EXERCISE GOAL ::
Copy each line of the data below with the word "this".

——————————

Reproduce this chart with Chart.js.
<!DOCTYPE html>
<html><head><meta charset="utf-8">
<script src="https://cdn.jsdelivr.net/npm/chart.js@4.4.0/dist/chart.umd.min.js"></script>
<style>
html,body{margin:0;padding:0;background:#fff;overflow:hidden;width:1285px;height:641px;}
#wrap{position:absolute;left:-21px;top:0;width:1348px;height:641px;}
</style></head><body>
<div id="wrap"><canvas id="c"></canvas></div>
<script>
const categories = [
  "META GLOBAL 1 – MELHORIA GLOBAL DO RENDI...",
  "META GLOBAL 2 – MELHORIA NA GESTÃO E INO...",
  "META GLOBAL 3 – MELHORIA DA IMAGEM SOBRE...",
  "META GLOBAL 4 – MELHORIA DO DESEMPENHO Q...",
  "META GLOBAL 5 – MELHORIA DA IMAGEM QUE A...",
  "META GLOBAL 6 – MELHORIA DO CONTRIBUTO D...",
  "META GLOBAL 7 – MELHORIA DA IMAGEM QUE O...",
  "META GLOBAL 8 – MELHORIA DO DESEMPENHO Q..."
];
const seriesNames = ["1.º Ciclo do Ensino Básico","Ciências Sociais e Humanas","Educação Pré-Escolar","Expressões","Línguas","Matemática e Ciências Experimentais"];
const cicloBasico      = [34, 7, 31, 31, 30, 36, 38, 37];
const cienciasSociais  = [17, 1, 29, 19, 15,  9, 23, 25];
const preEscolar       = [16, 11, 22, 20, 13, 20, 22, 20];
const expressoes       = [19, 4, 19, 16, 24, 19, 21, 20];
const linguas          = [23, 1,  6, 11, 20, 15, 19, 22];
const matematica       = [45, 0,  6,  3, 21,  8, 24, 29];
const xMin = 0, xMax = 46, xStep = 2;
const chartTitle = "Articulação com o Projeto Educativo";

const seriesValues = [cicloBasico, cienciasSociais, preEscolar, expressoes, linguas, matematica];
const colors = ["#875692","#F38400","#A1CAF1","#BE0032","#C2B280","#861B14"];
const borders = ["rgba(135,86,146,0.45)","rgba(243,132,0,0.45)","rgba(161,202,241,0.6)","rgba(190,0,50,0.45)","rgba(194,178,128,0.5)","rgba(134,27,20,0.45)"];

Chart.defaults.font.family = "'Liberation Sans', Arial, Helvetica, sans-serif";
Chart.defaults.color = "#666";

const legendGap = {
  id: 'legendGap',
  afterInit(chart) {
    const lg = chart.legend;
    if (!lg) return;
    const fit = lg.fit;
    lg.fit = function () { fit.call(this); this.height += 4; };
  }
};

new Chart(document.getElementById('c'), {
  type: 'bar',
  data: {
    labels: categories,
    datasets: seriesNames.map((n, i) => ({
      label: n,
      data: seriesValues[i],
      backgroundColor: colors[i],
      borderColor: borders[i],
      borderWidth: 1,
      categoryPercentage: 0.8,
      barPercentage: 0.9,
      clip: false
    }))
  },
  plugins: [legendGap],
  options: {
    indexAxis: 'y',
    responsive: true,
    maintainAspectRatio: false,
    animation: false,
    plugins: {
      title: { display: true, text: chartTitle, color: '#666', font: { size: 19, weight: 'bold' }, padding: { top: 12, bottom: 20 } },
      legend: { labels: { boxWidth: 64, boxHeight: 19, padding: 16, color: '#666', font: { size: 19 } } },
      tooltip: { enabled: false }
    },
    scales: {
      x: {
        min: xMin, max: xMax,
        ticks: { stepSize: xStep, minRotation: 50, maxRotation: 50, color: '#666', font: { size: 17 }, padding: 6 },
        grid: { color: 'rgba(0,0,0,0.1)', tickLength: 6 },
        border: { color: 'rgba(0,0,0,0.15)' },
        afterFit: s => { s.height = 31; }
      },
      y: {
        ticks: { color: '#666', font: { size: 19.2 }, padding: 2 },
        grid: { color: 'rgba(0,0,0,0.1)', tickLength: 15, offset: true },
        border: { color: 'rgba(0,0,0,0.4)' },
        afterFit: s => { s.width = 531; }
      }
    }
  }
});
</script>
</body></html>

——————————

RESPONSE BELOW ::
Reproduce this chart with Chart.js.
    lg.fit = function () { fit.call(this); this.height += 4; };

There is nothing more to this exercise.